The mobile advertising industry celebrated another milestone last week, with the release of the IAB/PWC 2010 mobile ad spend figures. With spend up 116 per cent year-on-year to £83m, mobile has well and truly made its mark on the UK advertising landscape.

Increasing adoption of smartphones was identified as a key driver behind the growth in ad spend, and there is enormous potential for this channel to advance, as smartphone and tablet devices reach critical mass in countries like the UK and US.
And critical mass is undoubtedly where the market is headed. We need only look at the news coming out of CTIA last week, where tablet and smartphone announcements stole the show, with new devices from HTC, Samsung and Nokia (to name but a few) dominating press coverage. All these major players are pitching their new innovative devices alongside the iPad 2, and vying for a slice of this fast-growing and lucrative space.

Consumers, in turn, are flocking to snap up these new devices in their droves. The effect of which has been a fundamental change in the way that people are consuming media. As consumers switch off from TV advertising and spend less time surfing the web on a PC, smartphones and tablets are becoming the devices of choice for constant and spontaneous internet access. 

Mobile media consumption typically follows a very different pattern to traditional online habits. Consumers tend to access the web on smartphone and tablet devices at home over wi-fi connections during the evening, or to hunt for bargains or product information while browsing the shops at weekends.

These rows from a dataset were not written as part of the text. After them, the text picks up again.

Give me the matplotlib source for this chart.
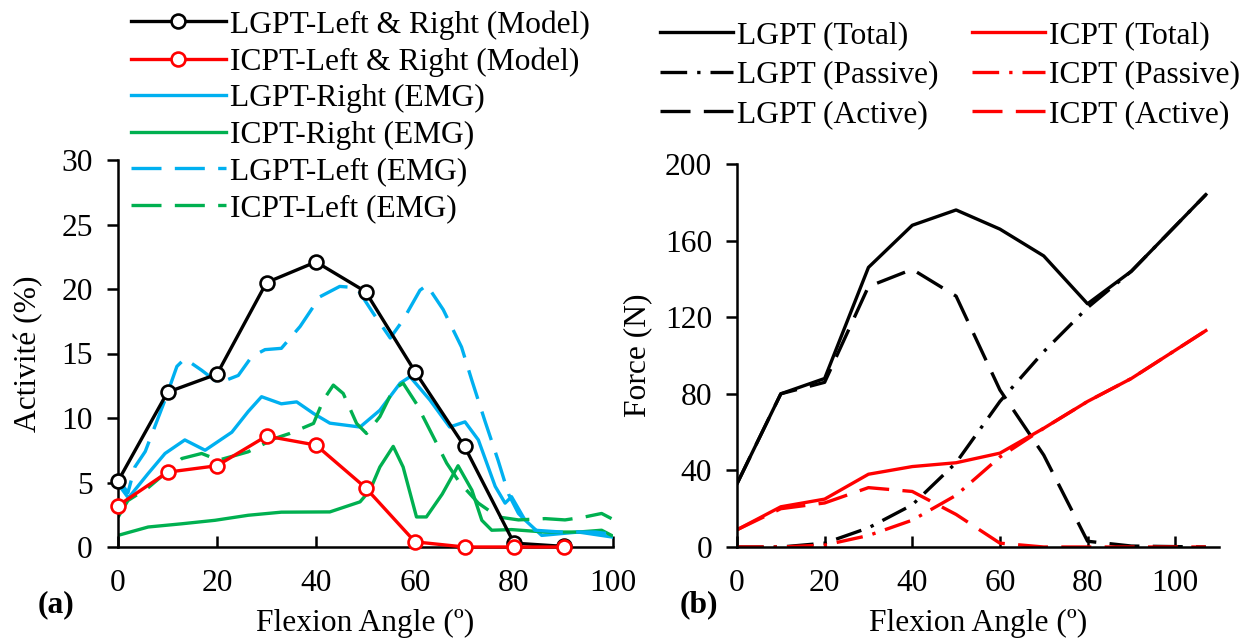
import numpy as np
import matplotlib
matplotlib.use('Agg')
import matplotlib.pyplot as plt

plt.rcParams['font.family'] = ['Liberation Serif', 'DejaVu Serif']
FS = 22.7
plt.rcParams['font.size'] = FS

BLUE = '#00B0F0'
GREEN = '#00B050'
RED = '#FF0000'

# (a) model activity
model_angle = [0, 10, 20, 30, 40, 50, 60, 70, 80, 90]
lgpt_model = [5.1, 12.0, 13.4, 20.5, 22.1, 19.8, 13.6, 7.8, 0.3, 0.05]
icpt_model = [3.2, 5.8, 6.3, 8.6, 7.9, 4.6, 0.4, 0.0, 0.0, 0.0]

# (a) EMG curves
lgpt_right_x = [0, 2.1, 6.1, 9.5, 13.5, 17.6, 23, 26.3, 29, 33, 36.1, 39.5, 42.8, 48.9,
                52.9, 57, 59, 63, 67, 70.1, 72.8, 76.2, 78.2, 79.5, 82.2, 85.6, 93, 99.7]
lgpt_right_y = [4.9, 3.8, 5.7, 7.25, 8.3, 7.5, 8.9, 10.5, 11.65, 11.1, 11.25, 10.35, 9.6, 9.3,
                10.6, 12.7, 13.2, 11.4, 9.3, 9.7, 8.3, 4.7, 3.4, 3.9, 2.1, 0.9, 1.16, 0.78]

lgpt_left_x = [0, 2.0, 3.4, 5.5, 9.5, 11.9, 13.5, 16.9, 20.3, 24.3, 27, 29.7, 33, 36.8, 40.8,
               44.8, 48.2, 51.6, 55, 57.6, 61, 62.4, 65.7, 69.4, 71.5, 74.1, 76.8, 78.9, 80.9,
               84.2, 89.6, 96.4, 99.7]
lgpt_left_y = [5.3, 4.2, 6.2, 7.4, 11.4, 14.0, 14.6, 13.7, 12.7, 13.3, 14.75, 15.3, 15.4, 17.1, 19.4,
               20.2, 20.1, 18.1, 16.2, 17.6, 19.9, 20.3, 18.4, 15.5, 12.9, 9.8, 6.7, 4.1, 2.6,
               1.3, 1.16, 1.16, 1.0]

icpt_right_x = [0, 6.1, 12.9, 19.6, 26.3, 33, 42.8, 48.9, 50.9, 52.9, 55.6, 57.6, 60.3, 62.3,
                65.5, 68.7, 71.5, 73.5, 75.5, 79.5, 86.3, 93, 97.7, 99.7]
icpt_right_y = [0.9, 1.55, 1.8, 2.07, 2.46, 2.7, 2.72, 3.5, 4.4, 6.2, 7.8, 6.2, 2.33, 2.33,
                4.1, 6.3, 4.4, 2.07, 1.3, 1.35, 1.16, 1.16, 1.3, 0.9]

icpt_left_x = [0, 2.0, 6.1, 9.5, 12.9, 16.9, 20.3, 26.3, 31.7, 34.7, 39.5, 41.5, 43.5, 45.5,
               48.2, 50.2, 52.9, 55.6, 57.6, 60.3, 63.7, 66.4, 69.0, 72.8, 76.8, 80.9, 86.3,
               90.3, 94.3, 97.7, 99.7]
icpt_left_y = [2.3, 3.6, 4.6, 5.7, 6.86, 7.25, 6.73, 7.38, 8.42, 8.8, 9.58, 11.4, 12.55, 11.9,
               9.58, 8.8, 10.1, 12.2, 12.7, 11.1, 8.54, 6.5, 5.0, 3.4, 2.33, 2.1, 2.2,
               2.1, 2.33, 2.6, 2.2]

# (b) forces
force_angle = [0, 10, 20, 30, 40, 50, 60, 70, 80, 90, 107]
lgpt_total = [33, 80, 88, 146, 168, 176, 166, 152, 127, 144, 184]
lgpt_passive = [0, 0, 2, 10, 22, 44, 76, 102, 125, 144, 184]
lgpt_active = [33, 80, 86, 136, 145, 131, 82, 48, 3, 0.5, 0]
icpt_total = [9, 21, 25, 38, 42, 44, 49, 62, 76, 88, 113]
icpt_passive = [0, 0, 1, 6, 14, 27, 47, 62, 76, 88, 113]
icpt_active = [9, 20, 23, 31, 29, 17, 2, 0, 0, 0, 0]

fig = plt.figure(figsize=(12.41, 6.4), dpi=100)
ax1 = fig.add_axes([118/1241, 1-547/640, 495/1241, 387/640])
ax2 = fig.add_axes([737/1241, 1-547/640, 482/1241, 383/640])

lw = 2.4
dash = (9, 4)
mk = dict(marker='o', markersize=10, markerfacecolor='white', markeredgewidth=1.9)

ax1.plot(model_angle, lgpt_model, color='black', lw=lw, clip_on=False, zorder=5,
         label='LGPT-Left & Right (Model)', **mk)
ax1.plot(model_angle, icpt_model, color=RED, lw=lw, clip_on=False, zorder=5,
         label='ICPT-Left & Right (Model)', **mk)
ax1.plot(lgpt_right_x, lgpt_right_y, color=BLUE, lw=lw, label='LGPT-Right (EMG)')
ax1.plot(icpt_right_x, icpt_right_y, color=GREEN, lw=lw, label='ICPT-Right (EMG)')
ax1.plot(lgpt_left_x, lgpt_left_y, color=BLUE, lw=lw, dashes=dash, label='LGPT-Left (EMG)')
ax1.plot(icpt_left_x, icpt_left_y, color=GREEN, lw=lw, dashes=dash, label='ICPT-Left (EMG)')

ax1.set_xlim(0, 100)
ax1.set_ylim(0, 30)
ax1.set_xticks(range(0, 101, 20))
ax1.set_yticks(range(0, 31, 5))

dd = (8, 3, 1, 3)
ax2.plot(force_angle, lgpt_total, color='black', lw=lw, label='LGPT (Total)')
ax2.plot(force_angle, lgpt_passive, color='black', lw=lw, dashes=dd, label='LGPT (Passive)')
ax2.plot(force_angle, lgpt_active, color='black', lw=lw, dashes=dash, label='LGPT (Active)')
ax2.plot(force_angle, icpt_total, color=RED, lw=lw, label='ICPT (Total)')
ax2.plot(force_angle, icpt_passive, color=RED, lw=lw, dashes=dd, label='ICPT (Passive)')
ax2.plot(force_angle, icpt_active, color=RED, lw=lw, dashes=dash, label='ICPT (Active)')

ax2.set_xlim(0, 110)
ax2.set_ylim(0, 200)
ax2.set_xticks(range(0, 101, 20))
ax2.set_yticks(range(0, 201, 40))

for ax in (ax1, ax2):
    for s in ('top', 'right'):
        ax.spines[s].set_visible(False)
    for s in ('left', 'bottom'):
        ax.spines[s].set_linewidth(1.8)
    ax.tick_params(axis='x', direction='in', length=8, width=1.8, pad=16, labelsize=FS)
    ax.tick_params(axis='y', direction='out', length=8, width=1.8, pad=10, labelsize=FS)
    ax.set_xlabel('Flexion Angle (º)', fontsize=FS)
    ax.xaxis.label.set_va('center')

ax1.xaxis.set_label_coords(0.5, (547-623)/387)
ax2.xaxis.set_label_coords(0.5, (547-623)/383)
ax1.set_ylabel('Activité (%)', fontsize=FS)
ax2.set_ylabel('Force (N)', fontsize=FS)
ax1.yaxis.label.set_va('center')
ax2.yaxis.label.set_va('center')
ax1.yaxis.set_label_coords((29-118)/495, 0.5)
ax2.yaxis.set_label_coords((638-737)/482, 0.5)

fig.text(56/1241, 1-605/640, '(a)', fontsize=FS, fontweight='bold', ha='center', va='center')
fig.text(699/1241, 1-605/640, '(b)', fontsize=FS, fontweight='bold', ha='center', va='center')

ax1.legend(loc='upper left', bbox_to_anchor=(131/1241, 1-10/640), bbox_transform=fig.transFigure,
           frameon=False, fontsize=FS, handlelength=3.0, handletextpad=0.15, labelspacing=0.24,
           borderpad=0, borderaxespad=0)
ax2.legend(loc='upper left', bbox_to_anchor=(660/1241, 1-21/640), bbox_transform=fig.transFigure,
           frameon=False, fontsize=FS, ncol=2, handlelength=2.3, handletextpad=0.15,
           labelspacing=0.33, columnspacing=1.06, borderpad=0, borderaxespad=0)

fig.savefig('out.png', dpi=100)
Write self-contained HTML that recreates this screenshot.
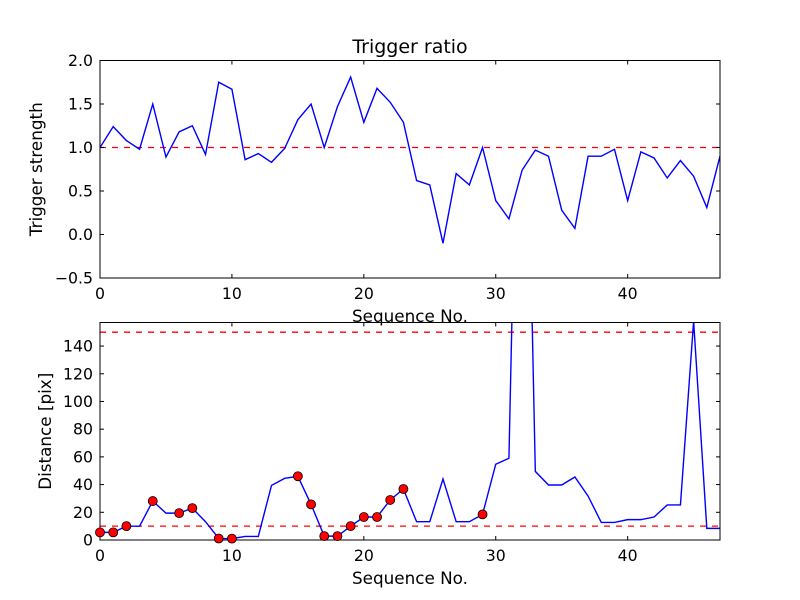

This represents a new and significant opportunity for brands to engage with consumers, using more engaging and interactive ad units at times when traditional online traffic is lower.
Smartphones and tablets also open up new opportunities to integrate TV and online campaigns with mobile devices and content, and the possibility to interact more effectively with consumers through richer mobile ad units.

Untapped potential
The opportunity to reach and create interactive brand engagement with consumers over mobile is clear, and yet there is still huge untapped potential that most brands, ad agencies and content owners are yet to discover.  

This has, in large part been down to a certain reticence among advertisers to invest in the channel, due to insufficient transparency and reporting metrics to measure return on investment. But we are starting to see a shift in attitudes, as methods to track activity and prove the value of mobile ad campaigns become increasingly sophisticated. Mobile ad networks like Adfonic, offer full post-click measurement, with the ability to track app installs and measure conversions post-click on mobile sites, along with the capability to measure the real success of click-to-video campaigns.

This level of transparency provides advertisers with the performance visibility they need to see how well their ads are performing in real time, track back to CPA targets, and ultimately, drive up ROI. 

This drive to measure mobile campaigns with the same transparency as online has resulted in online standards making inroads in mobile advertising. Third-party ad serving technologies that track when a user clicks on a third-party ad tag are gaining traction within mobile, and will continue to instil greater confidence in mobile advertising measurement.

With smartphone penetration increasing globally, and greater transparency, together with advancements in mobile payments and local advertising now a reality, brands must start developing and executing their strategies and following their audiences on to mobile. As they do, we’ll undoubtedly see the disparity between mobile media consumption and mobile ad spend closing. 116 per cent year-on-year growth for 2010 is certainly to be applauded, but in reality, it’s just the tip of the iceberg in terms of what the channel is capable of delivering.